Während also der Herbst mit verdunkelnder Nässe ins Land zieht, laufen aus den Tickern der heimischen Presseagentur bereits die honorigen Kandidatennamen für die Nachfolge von Emmy Werner. Mag der Ausschreibungstext, für den die Volkstheater-Stiftung als Rechtsträger haftet, auch noch gar nicht veröffentlicht worden sein: Nichts adelt in Wien so sehr die persönliche Ambition wie das Kursieren des je eigenen Namens.
Verlässlich wie stets schlägt im Vorfeld "echter" Demokratie gleich die Stunde der Lobbyisten. Beim nun einsetzenden Erbsenlesen verkommt die Eignungsprüfung für das größte und schönste Wiener Portaltheater - ein so problematisches, chronisch unterdotiertes wie in Wahrheit triumphal chancenreiches Haus - zum niederschmetternden Ausdruck von Dunkelmännertum.
Im gezischelten Ton wechseln Namen mit beschränkter Aussagekraft die stolzen Besitzer.
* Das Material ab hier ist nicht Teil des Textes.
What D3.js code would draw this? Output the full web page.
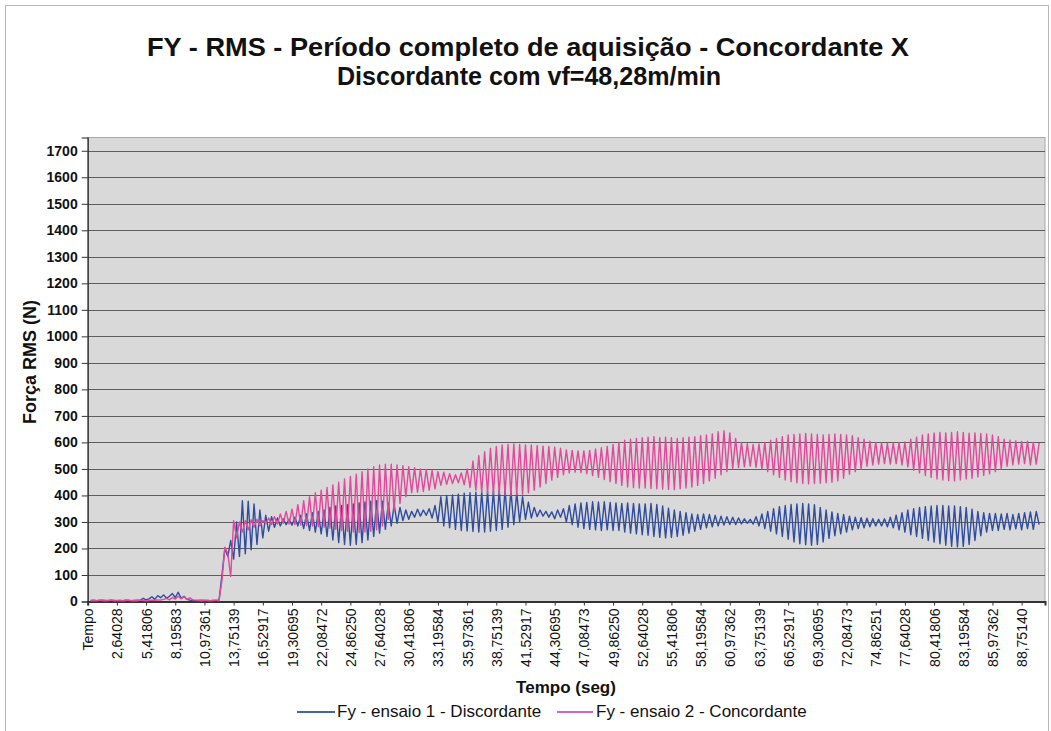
<!DOCTYPE html>
<html>
<head>
<meta charset="utf-8">
<script src="https://cdn.jsdelivr.net/npm/d3@7"></script>
<style>
  html, body { margin: 0; padding: 0; background: #ffffff; }
  svg { display: block; font-family: "Liberation Sans", Arial, sans-serif; }
</style>
</head>
<body>
<svg id="chart" width="1051" height="731"></svg>
<script>
// Category labels shown on the time axis (one every 10 categories; "Tempo" is the header row)
const tickLabels = ["Tempo","2,64028","5,41806","8,19583","10,97361","13,75139","16,52917",
  "19,30695","22,08472","24,86250","27,64028","30,41806","33,19584","35,97361","38,75139",
  "41,52917","44,30695","47,08473","49,86250","52,64028","55,41806","58,19584","60,97362",
  "63,75139","66,52917","69,30695","72,08473","74,86251","77,64028","80,41806","83,19584",
  "85,97362","88,75140"];
const labelEvery = 10;
const categoryCount = 329;

// Force axis labels
const yTicks = [0,100,200,300,400,500,600,700,800,900,1000,1100,1200,1300,1400,1500,1600,1700];
const yMax = 1750;

// Fy RMS (N), test 1 - up-milling (categories 1..326)
const fyDiscordante = [
  4,5,3,4,5,4,3,5,4,3,
  4,3,5,4,3,4,5,4,12,6,
  10,18,8,22,14,25,12,20,30,15,
  35,12,20,8,5,4,3,4,5,4,
  4,3,4,4,5,100,200,170,230,160,
  300,170,380,180,378,195,368,215,345,240,
  325,265,320,280,315,285,312,290,310,288,
  318,285,325,275,330,268,335,262,340,255,
  345,245,355,232,360,222,362,215,365,212,
  368,215,372,222,375,232,378,245,380,258,
  378,272,372,285,365,295,355,305,345,310,
  340,318,348,322,345,325,350,315,362,300,
  395,285,400,278,402,272,405,268,408,266,
  410,264,412,262,414,262,416,265,418,268,
  420,272,422,280,418,290,410,300,395,310,
  375,315,355,320,345,322,340,318,338,312,
  345,318,350,300,362,290,368,280,372,275,
  374,272,376,270,375,268,376,270,374,268,
  372,268,370,262,372,258,370,255,368,252,
  368,250,370,245,366,242,360,240,352,242,
  345,245,340,250,335,258,330,265,328,272,
  330,278,328,282,325,285,322,288,320,290,
  318,290,315,293,312,295,310,292,320,285,
  330,275,340,265,350,255,358,245,362,235,
  366,225,368,218,370,214,368,212,365,215,
  355,225,345,238,338,248,332,255,328,262,
  322,270,318,275,316,278,314,282,312,285,
  310,285,312,282,318,278,326,270,335,262,
  345,252,350,245,355,238,358,230,360,224,
  362,218,362,212,360,208,360,206,358,208,
  355,215,348,230,340,248,335,262,332,268,
  332,268,330,272,332,270,328,274,332,270,
  335,275,338,272,340,290
];

// Fy RMS (N), test 2 - down-milling (categories 1..326)
const fyConcordante = [
  3,4,3,5,4,3,4,5,3,4,
  4,3,4,5,3,4,3,5,4,3,
  4,5,4,6,5,8,12,6,15,9,
  20,10,18,8,14,6,5,4,3,4,
  4,3,4,5,3,80,205,180,95,305,
  240,300,262,305,270,308,280,310,285,305,
  295,315,290,320,292,330,295,340,292,348,
  290,365,288,380,286,395,285,410,282,420,
  280,430,276,440,272,450,268,462,265,472,
  262,480,260,490,262,500,265,508,270,515,
  285,518,310,518,340,515,370,512,395,508,
  410,505,412,500,415,498,420,494,425,490,
  438,488,442,482,445,478,448,485,440,500,
  430,530,420,550,412,565,408,578,405,585,
  405,590,402,592,400,594,402,592,405,590,
  410,590,420,588,432,586,445,585,458,582,
  468,578,478,572,485,570,488,568,486,568,
  482,570,475,575,468,580,460,585,452,592,
  445,600,438,608,432,612,430,615,428,618,
  428,620,426,622,425,618,424,620,423,618,
  422,615,425,618,428,620,432,622,438,625,
  445,628,455,632,465,640,478,644,490,636,
  500,615,505,600,508,595,510,592,506,594,
  500,600,490,608,478,615,468,622,458,628,
  452,630,448,632,445,634,444,632,445,630,
  446,628,448,630,450,632,455,630,465,628,
  480,625,490,618,500,612,510,605,515,600,
  518,598,520,596,518,598,520,600,515,602,
  508,612,495,620,485,628,475,632,468,636,
  462,638,458,636,456,638,455,640,458,638,
  462,635,465,636,470,634,475,632,482,628,
  490,622,500,612,510,608,515,606,518,604,
  520,605,515,600,518,598
];

const seriesNames = ["Fy - ensaio 1 - Discordante", "Fy - ensaio 2 - Concordante"];
const seriesColors = ["#2f4c9e", "#e2489c"];
const legendColors = ["#4466aa", "#cc66cc"];

const svg = d3.select("#chart");
const plot = { left: 87.7, right: 1045, top: 137.5, bottom: 601.5 };

// outer chart frame
svg.append("rect")
  .attr("x", 5.5).attr("y", 5.5).attr("width", 1043).attr("height", 740)
  .attr("fill", "#ffffff").attr("stroke", "#b8b8b8").attr("stroke-width", 1);

const x = d3.scaleLinear().domain([0, categoryCount - 1]).range([plot.left, plot.right]);
const y = d3.scaleLinear().domain([0, yMax]).range([plot.bottom, plot.top]);

// plot area
svg.append("rect")
  .attr("x", plot.left).attr("y", plot.top)
  .attr("width", plot.right - plot.left).attr("height", plot.bottom - plot.top)
  .attr("fill", "#d9d9d9").attr("stroke", "#a8a8a8").attr("stroke-width", 1);

// horizontal gridlines
svg.append("g").selectAll("line")
  .data(yTicks.filter(d => d > 0))
  .join("line")
  .attr("x1", plot.left).attr("x2", plot.right)
  .attr("y1", d => Math.round(y(d)) + 0.5).attr("y2", d => Math.round(y(d)) + 0.5)
  .attr("stroke", "#5e5e5e").attr("stroke-width", 1);

// y axis
const yAxis = d3.axisLeft(y).tickValues(yTicks).tickSize(6).tickPadding(4).tickFormat(d3.format("d"));
const gy = svg.append("g").attr("transform", `translate(${plot.left},0)`).call(yAxis);
gy.select(".domain").attr("stroke", "#222").attr("stroke-width", 1.2);
gy.selectAll(".tick line").attr("stroke", "#333");
gy.selectAll(".tick text")
  .attr("font-family", "'Liberation Sans', Arial, sans-serif")
  .attr("font-size", 14).attr("font-weight", "bold").attr("fill", "#111");

// x axis (categorical positions, labelled every 10 categories)
const labelIdx = tickLabels.map((t, i) => i * labelEvery);
const xAxis = d3.axisBottom(x).tickValues(labelIdx).tickSize(4).tickFormat((d, i) => tickLabels[i]);
const gx = svg.append("g").attr("transform", `translate(0,${plot.bottom})`).call(xAxis);
gx.select(".domain").attr("stroke", "#333").attr("stroke-width", 2);
gx.selectAll(".tick line").attr("stroke", "#333");
gx.selectAll(".tick text")
  .attr("font-family", "'Liberation Sans', Arial, sans-serif")
  .attr("font-size", 14).attr("fill", "#111")
  .attr("text-anchor", "end")
  .attr("transform", "rotate(-90)")
  .attr("x", -7).attr("y", 0).attr("dy", "0.36em");

// data lines
const line = d3.line().x((d, i) => x(i + 1)).y(d => y(d));
[fyDiscordante, fyConcordante].forEach((vals, s) => {
  svg.append("path")
    .datum(vals)
    .attr("fill", "none")
    .attr("stroke", seriesColors[s])
    .attr("stroke-width", 1.4)
    .attr("stroke-linejoin", "round")
    .attr("d", line);
});

// titles
svg.append("text").attr("x", 528).attr("y", 56).attr("text-anchor", "middle")
  .attr("font-size", 26).attr("font-weight", "bold").attr("fill", "#111")
  .attr("textLength", 762).attr("lengthAdjust", "spacingAndGlyphs")
  .text("FY - RMS - Período completo de aquisição - Concordante X");
svg.append("text").attr("x", 529).attr("y", 85).attr("text-anchor", "middle")
  .attr("font-size", 26).attr("font-weight", "bold").attr("fill", "#111")
  .attr("textLength", 384).attr("lengthAdjust", "spacingAndGlyphs")
  .text("Discordante com vf=48,28m/min");

svg.append("text").attr("x", 566).attr("y", 693).attr("text-anchor", "middle")
  .attr("font-size", 17).attr("font-weight", "bold").attr("fill", "#111")
  .text("Tempo (seg)");

svg.append("text")
  .attr("transform", `translate(36,${362}) rotate(-90)`)
  .attr("text-anchor", "middle")
  .attr("font-size", 18).attr("font-weight", "bold").attr("fill", "#111")
  .text("Força RMS (N)");

// legend
const legend = [
  { x0: 297, x1: 335, tx: 337 },
  { x0: 557, x1: 593, tx: 596 }
];
legend.forEach((L, i) => {
  svg.append("line").attr("x1", L.x0).attr("x2", L.x1).attr("y1", 712).attr("y2", 712)
    .attr("stroke", legendColors[i]).attr("stroke-width", 2);
  svg.append("text").attr("x", L.tx).attr("y", 717)
    .attr("font-size", 17).attr("fill", "#111").text(seriesNames[i]);
});
</script>
</body>
</html>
Auf dem Wiener Demokratiemarkt tauscht man die Indizes aussichtsreicher Kandidaten wie Börsennotierungen. Ein fataler Zirkel: Wer endlich glaubt, eine Zukunftsoption ausgemacht zu haben, die er publizistisch bewerben kann, befördert die Aktie mit seiner Schwatzsucht womöglich tief in den Keller - und wird so, natürlich ungewollt, zum Agenten der Baisse.
Das Szenario wäre nicht halb so bedrückend - wenn es nicht die Kunst wäre, die man mit den heimischen Gepflogenheiten und Unarten informeller Politik nachhaltig beschädigt.
Kulturstadtrat Andreas Mailath-Pokorny (SP) hat überdeutlich signalisiert, dass er sich die Entscheidungsfindung als zuständiger Hauptsubventionsgeber nicht einfach machen will. Er sieht sich ganz ohne eigenes Zutun prekären Sachzwängen unterworfen: Mit einem festgefrorenen Jahresetat von 10,3 Millionen Euro soll das Haus an der Zweierlinie im Windschatten der übermächtigen Burg Glanz verbreiten.
Es soll die kommunalen Restangebote gescheit konterkarieren, ohne die anhängliche Klientel vor Ort zu verprellen. Es soll das Erbe der 2005 ausscheidenden Emmy Werner vor Verunglimpfung schützen und zugleich die erhöhte Irritabilität einer sich zusehends spezialisierenden Kundschaft, wie grotesk auch immer, widerspiegeln.
Dazu kommt noch die Bestlage der heiklen Immobilie an der Stirnseite des Museumsquartiers. Mögen die traditionellen urbanen Bindungskräfte auch an Faszination verlieren - im Kulturbezirk sieht man sich, ob nun bauästhetisch befriedigt oder nicht, mit Sicherheit wieder.
Diese Vorhaben alle zu erfüllen, hieße: den Schreinermeister eines leidlich bequemen Sitzmöbels mit der Lizenz zum Beinabsägen auszustatten.
Natürlich hat sich der Stadtrat informell bereits im Ausland umgesehen. Wer wäre fähig und willens, das Kiez-Gespür eines Frank Castorf mit der ehrlichen Sorge um die Tradition zu vereinen? Wer ködert zum Beispiel den Freund elektroakustischer Musik und schlägt doch nicht den ÖGB-Pensionisten mit dessen legitimem Bildungshunger voreilig in die Flucht?
Somit sieht sich Politik auf ihr ureigenes Terrain verwiesen. Da sie nicht lediglich verwalten kann, wenn es doch einzig an ihr ist, sinnvoll zu entscheiden, wird sie den Anspruch an das Volkstheater auch normativ formulieren müssen.